If the mold is removed prior to waxing and the waxing is done properly, mold development under the wax will not be a problem.
As explained below, the wax temperature really needs to reach 224-236F (Please see wax temperature warning below) then held in the wax for at least 6 seconds to "flash" the mold spores. However, some folks do choose to take the safer route and use wax melted in a water bath (as described in Ricki's book) and have great results with that. See below for more details on the two methods.
This is a frequent question here. Our cheese wax is a special microcrystalline wax that will resist cracking and hold up to the daily bumps and bruises of aging cheese. The color of the wax makes no difference, but our "yellow" wax contains no colorant. Paraffin is much too soft and will readily crack during aging, allowing molds to enter and grow on the cheese surface. Bees wax is nice but does not have the strength to survive aging unless handled carefully.
Information on heating wax
Wax when heated will reach a point where vapors accumulate and may ignite with life threatening results.
A wax fire is extremely dangerous and cannot be put out with water.
never let your wax exceed 250F. never leave the wax unattended on the stove.
To be most successful at preventing mold, wax needs to reach a temp of 225-240F and cheeses should be dipped for 6 seconds. Temperature control is important, if the wax gets too hot it might reach it's flash point and catch on fire. Do not exceed 250F when heating your wax.

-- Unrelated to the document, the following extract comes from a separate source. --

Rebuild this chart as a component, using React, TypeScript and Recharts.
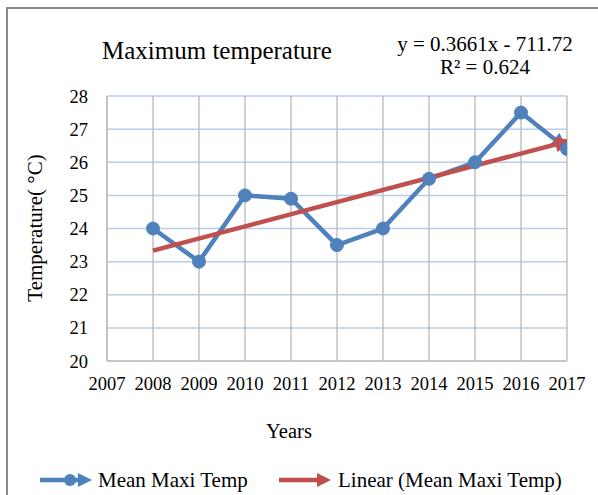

To limit the potential danger here, use a heavy pot with a candy thermometer, heat slowly and control the wax temps carefully. It may seem to take a long time to get the wax to go from solid to liquid, but once it has liquefied, the temperature will rise sharply. Make it a habit to constantly monitor the temperature of your wax. If that wax reaches the flash point, then the vapors produced are extremely flammable. The flash point of wax is typically above 300° F.